In Part 1, we discussed how common it is for couples to get stuck in patterns and allow perceptions to take over the way they communicate. Remember, those patterns are more likely to be a perception issue rather than a communication issue. In Part 2, we will explore a resource I find useful in helping couples uncover these perceptions.
When couples get stuck, they are no longer able to truly hear. Their perceptions keep them from seeing what is below the surface and that the cycle is the culprit here, not their significant other.
One of the most helpful tools I have found to begin to identify these patterns is the EFT Cycle worksheet, seen below.
Typically with the couples I work with, one partner tends to pull away, or withdraw when the other partner becomes critical or aggressive. Underneath their behavior is the perception that is driving each of their reactions or responses.

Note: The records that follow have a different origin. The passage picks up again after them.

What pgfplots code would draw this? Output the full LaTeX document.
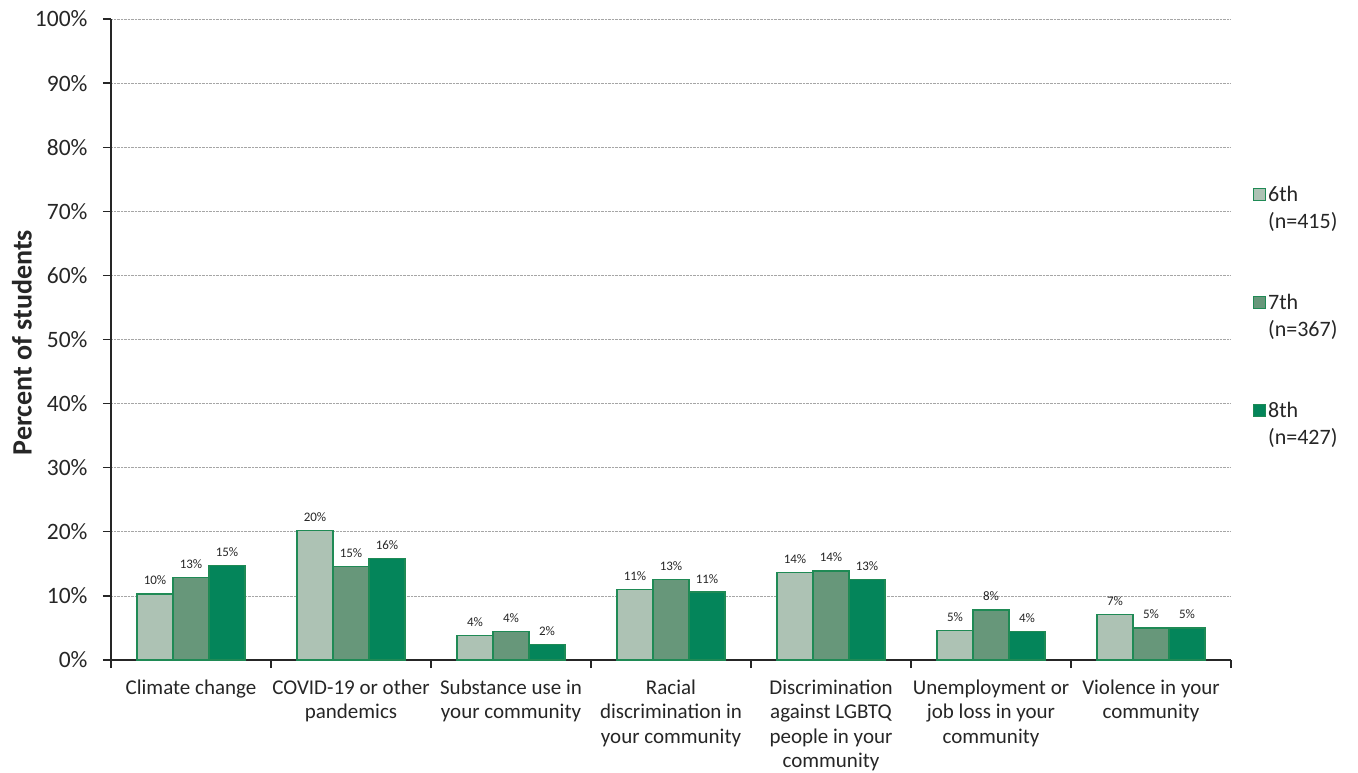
\documentclass[border=0pt]{standalone}
\usepackage{pgfplots}
\pgfplotsset{compat=1.18}
\usepackage{fontspec}
\setmainfont{Carlito}
\definecolor{c6}{HTML}{ADC2B4}
\definecolor{c7}{HTML}{67977A}
\definecolor{c8}{HTML}{04855A}
\definecolor{cb}{HTML}{1F8A55}
\definecolor{txt}{HTML}{262626}
\begin{document}
\begin{tikzpicture}
\begin{axis}[
  scale only axis, width=1120bp, height=641bp,
  xmin=-0.5, xmax=6.5, ymin=0, ymax=100,
  ybar=0pt, bar width=36bp,
  legend image code/.code={\draw[#1,line width=1bp] (0bp,1bp) rectangle (12bp,13bp);},
  /pgf/number format/assume math mode=true,
  axis x line*=bottom, axis y line*=left,
  axis line style={line width=1.2bp, color=black!85},
  tick style={line width=1.2bp, color=black!85},
  tick align=outside,
  major tick length=8bp, minor tick length=8bp,
  xtick={0,...,6},
  major x tick style={draw=none},
  minor xtick={-0.5,0.5,...,6.5},
  xticklabels={{Climate change},{COVID-19 or other\\pandemics},{Substance use in\\your community},{Racial\\discrimination in\\your community},{Discrimination\\against LGBTQ\\people in your\\community},{Unemployment or\\job loss in your\\community},{Violence in your\\community}},
  xticklabel style={font=\fontsize{21bp}{24.5bp}\selectfont, align=center, text=txt, yshift=-8bp},
  ytick={0,10,...,100},
  yticklabel={\pgfmathprintnumber{\tick}\%},
  yticklabel style={font=\fontsize{23.5bp}{27bp}\selectfont, text=txt, xshift=-12bp},
  ymajorgrids, grid style={densely dotted, color=gray!70, line width=0.8bp},
  ylabel={Percent of students},
  ylabel style={font=\fontsize{28bp}{32bp}\selectfont\bfseries, text=txt, at={(axis description cs:-0.0795,0.495)}, anchor=center},
  nodes near coords={\pgfmathprintnumber[fixed,precision=0]{\pgfplotspointmeta}\%},
  nodes near coords style={font=\fontsize{13bp}{15bp}\selectfont, text=txt, yshift=5bp},
  legend style={at={(rel axis cs:1.0196,0.747)}, anchor=north west, draw=none, fill=none, inner sep=0pt, font=\fontsize{22bp}{26.5bp}\selectfont, text=txt, row sep=84bp, cells={anchor=base west}, /tikz/every even column/.append style={column sep=8bp}},
]
\addplot[fill=c6, draw=cb, line width=1.2bp] coordinates {(0,10.3) (1,20.2) (2,3.8) (3,11.0) (4,13.7) (5,4.6) (6,7.1)};
\addlegendentry{\begin{tabular}[t]{@{}l@{}}6th\\(n=415)\end{tabular}}
\addplot[fill=c7, draw=cb, line width=1.2bp] coordinates {(0,12.9) (1,14.6) (2,4.4) (3,12.6) (4,13.9) (5,7.8) (6,5.0)};
\addlegendentry{\begin{tabular}[t]{@{}l@{}}7th\\(n=367)\end{tabular}}
\addplot[fill=c8, draw=cb, line width=1.2bp] coordinates {(0,14.7) (1,15.8) (2,2.4) (3,10.6) (4,12.6) (5,4.4) (6,5.0)};
\addlegendentry{\begin{tabular}[t]{@{}l@{}}8th\\(n=427)\end{tabular}}
\end{axis}
\pgfresetboundingbox
\path ([shift={(-111bp,-112bp)}]current axis.south west) rectangle ([shift={(127bp,19bp)}]current axis.north east);
\end{tikzpicture}
\end{document}
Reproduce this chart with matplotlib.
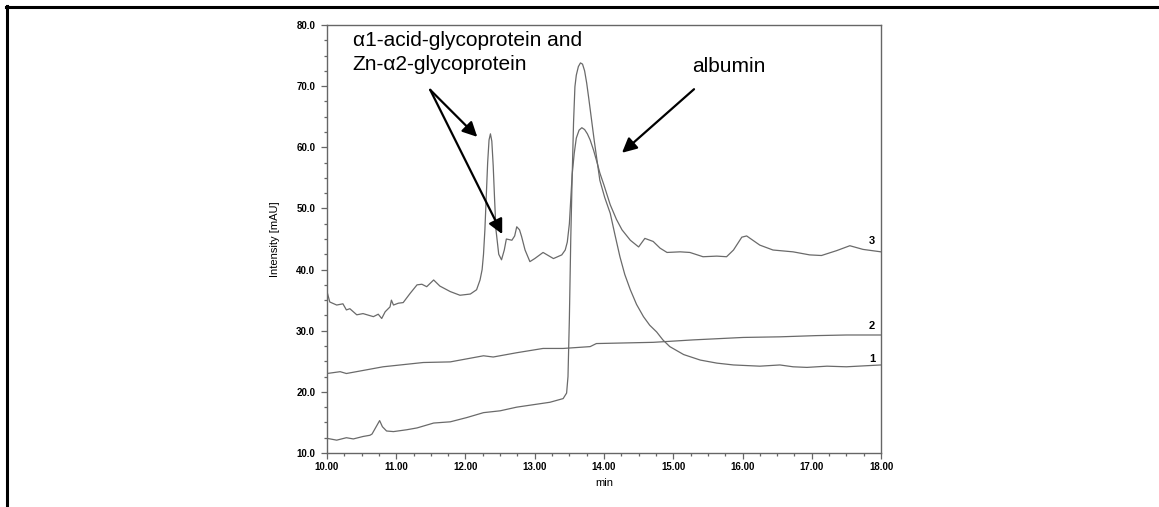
import matplotlib
matplotlib.use('Agg')
import matplotlib.pyplot as plt
from matplotlib.lines import Line2D
from matplotlib.ticker import MultipleLocator, FormatStrFormatter

plt.rcParams['font.family'] = ['Liberation Sans', 'DejaVu Sans']

# retention time [min] and intensity [mAU]
curve1_x = [10.00, 10.14, 10.28, 10.38, 10.52, 10.62, 10.65, 10.71, 10.76, 10.80,
            10.86, 10.96, 11.15, 11.30, 11.54, 11.78, 12.02, 12.26, 12.50, 12.74,
            12.98, 13.22, 13.41, 13.46, 13.48, 13.50, 13.52, 13.54, 13.56, 13.58,
            13.60, 13.63, 13.66, 13.69, 13.72, 13.75, 13.78, 13.82, 13.86, 13.90,
            13.94, 14.01, 14.09, 14.16, 14.23, 14.30, 14.38, 14.47, 14.57, 14.66,
            14.76, 14.85, 14.95, 15.15, 15.39, 15.63, 15.87, 16.25, 16.54, 16.73,
            16.93, 17.22, 17.50, 18.00]
curve1_y = [12.4, 12.1, 12.5, 12.3, 12.7, 12.9, 13.1, 14.3, 15.3, 14.3,
            13.6, 13.5, 13.8, 14.1, 14.9, 15.1, 15.8, 16.6, 16.9, 17.5,
            17.9, 18.3, 18.9, 19.8, 22.5, 32.0, 45.0, 55.0, 64.0, 69.9,
            71.8, 73.2, 73.8, 73.6, 72.5, 70.5, 68.0, 64.5, 61.0, 57.8,
            54.6, 51.8, 49.2, 45.6, 42.1, 39.2, 36.7, 34.3, 32.3, 30.9,
            29.8, 28.5, 27.4, 26.1, 25.2, 24.7, 24.4, 24.2, 24.4, 24.1,
            24.0, 24.2, 24.1, 24.4]

curve2_x = [10.00, 10.19, 10.28, 10.81, 11.39, 11.78, 12.26, 12.40, 12.74, 13.12,
            13.41, 13.80, 13.89, 14.71, 15.29, 16.01, 16.54, 17.07, 17.50, 18.00]
curve2_y = [23.0, 23.3, 23.0, 24.1, 24.8, 24.9, 25.9, 25.7, 26.4, 27.1,
            27.1, 27.4, 27.9, 28.1, 28.5, 28.9, 29.0, 29.2, 29.3, 29.3]

curve3_x = [10.00, 10.04, 10.14, 10.23, 10.28, 10.33, 10.43, 10.52, 10.67, 10.74,
            10.79, 10.84, 10.91, 10.93, 10.96, 11.03, 11.10, 11.20, 11.30, 11.37,
            11.44, 11.54, 11.63, 11.78, 11.92, 12.07, 12.16, 12.21, 12.24, 12.26,
            12.28, 12.30, 12.32, 12.34, 12.36, 12.38, 12.40, 12.42, 12.44, 12.48,
            12.52, 12.56, 12.59, 12.67, 12.71, 12.74, 12.78, 12.81, 12.86, 12.93,
            13.00, 13.12, 13.27, 13.39, 13.44, 13.47, 13.50, 13.52, 13.54, 13.57,
            13.60, 13.64, 13.68, 13.72, 13.76, 13.80, 13.85, 13.90, 13.94, 14.00,
            14.09, 14.18, 14.26, 14.38, 14.50, 14.59, 14.71, 14.81, 14.91, 15.10,
            15.24, 15.43, 15.63, 15.77, 15.87, 15.99, 16.06, 16.25, 16.44, 16.73,
            16.97, 17.14, 17.36, 17.55, 17.74, 18.00]
curve3_y = [36.4, 34.7, 34.2, 34.4, 33.4, 33.6, 32.6, 32.8, 32.3, 32.7,
            32.0, 33.1, 33.9, 35.0, 34.2, 34.5, 34.6, 36.1, 37.5, 37.6,
            37.2, 38.3, 37.3, 36.4, 35.8, 36.0, 36.7, 38.3, 40.0, 42.5,
            46.5, 52.0, 57.5, 61.2, 62.2, 61.0, 57.0, 51.5, 46.5, 42.5,
            41.6, 43.2, 45.0, 44.8, 45.5, 47.0, 46.5, 45.4, 43.2, 41.3,
            41.8, 42.8, 41.8, 42.4, 43.2, 44.5, 47.5, 51.5, 55.5, 59.0,
            61.5, 62.8, 63.2, 62.9, 62.2, 61.2, 59.5, 57.5, 55.8, 53.8,
            50.6, 48.2, 46.5, 44.8, 43.7, 45.1, 44.6, 43.5, 42.8, 42.9,
            42.8, 42.1, 42.2, 42.1, 43.2, 45.3, 45.5, 44.0, 43.2, 42.9,
            42.4, 42.3, 43.1, 43.9, 43.3, 42.9]

curve_labels = ['1', '2', '3']
curve_label_y = [25.3, 30.7, 44.7]

glyco_text = 'α1-acid-glycoprotein and\nZn-α2-glycoprotein'
glyco_tail = (11.49, 69.4)
glyco_tips = [(12.17, 61.7), (12.53, 45.8)]
albumin_text = 'albumin'
albumin_tail = (15.30, 69.5)
albumin_tip = (14.26, 59.1)

W, H = 1159, 507
fig = plt.figure(figsize=(W / 100, H / 100), dpi=100)
ax = fig.add_axes([327 / W, 54 / H, 554 / W, 428 / H])

line_color = '#6a6a6a'
for xs, ys in [(curve1_x, curve1_y), (curve2_x, curve2_y), (curve3_x, curve3_y)]:
    ax.plot(xs, ys, color=line_color, lw=0.9)

for lab, ly in zip(curve_labels, curve_label_y):
    ax.text(17.87, ly, lab, fontsize=8, fontweight='bold', ha='center', va='center')

ax.set_xlim(10, 18)
ax.set_ylim(10, 80)
ax.xaxis.set_major_locator(MultipleLocator(1))
ax.xaxis.set_minor_locator(MultipleLocator(0.25))
ax.yaxis.set_major_locator(MultipleLocator(10))
ax.yaxis.set_minor_locator(MultipleLocator(2.5))
ax.xaxis.set_major_formatter(FormatStrFormatter('%.2f'))
ax.yaxis.set_major_formatter(FormatStrFormatter('%.1f'))

for sp in ax.spines.values():
    sp.set_color('#666666')
    sp.set_linewidth(1.0)
ax.tick_params(which='major', length=4.5, width=0.9, color='#666666', labelsize=7)
ax.tick_params(which='minor', length=2.5, width=0.9, color='#666666')
ax.tick_params(axis='y', which='major', pad=4)
ax.tick_params(axis='x', which='major', pad=2)
for t in ax.get_xticklabels() + ax.get_yticklabels():
    t.set_fontweight('bold')

ax.set_xlabel('min', fontsize=8, labelpad=4)
ax.set_ylabel('Intensity [mAU]', fontsize=8, labelpad=12)

ax.text(10.37, 79.0, glyco_text, fontsize=15, va='top', ha='left', linespacing=1.3)
ax.text(15.27, 72.3, albumin_text, fontsize=15, va='baseline', ha='left')

arrow_kw = dict(arrowstyle='-|>', color='black', lw=1.6, mutation_scale=22, shrinkA=0, shrinkB=0)
for tip in glyco_tips:
    ax.annotate('', xy=tip, xytext=glyco_tail, arrowprops=arrow_kw)
ax.annotate('', xy=albumin_tip, xytext=albumin_tail, arrowprops=arrow_kw)

# frame lines along the top and left edges of the picture
fig.add_artist(Line2D([6 / W, 1.0], [1 - 7 / H, 1 - 7 / H], color='black', lw=2.2, transform=fig.transFigure))
fig.add_artist(Line2D([7 / W, 7 / W], [0.0, 1 - 6 / H], color='black', lw=2.2, transform=fig.transFigure))

fig.savefig('out.png', dpi=100)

The other partner tends to pursue the other to connect and may be hurt by the other partner’s distancing.
As couples continue to track their steps through the cycle, they identify what is called Secondary Emotions, which are active responses to their perceptions. These can be feelings like anger, jealousy, or resentment. Going a little deeper, the couple begins to understand the emotions underneath, called Primary Emotions. These are emotions like hurt, rejection, abandonment, or shame.
As the couple comes to learn about their needs in these moments, their perceptions can begin to change and they will no longer see their partner as the aggressor. They will understand that they feel alone or and need to know that they matter to their partner.
Both Hold me Tight and the EFT Cycle Worksheet are two great resources I use with couples. However, for some couples, these perceptions may not allow for the safe exploration of these resources alone. Finding a trained couples therapist could be another resource in breaking that cycle and changing the perceptions in your relationship.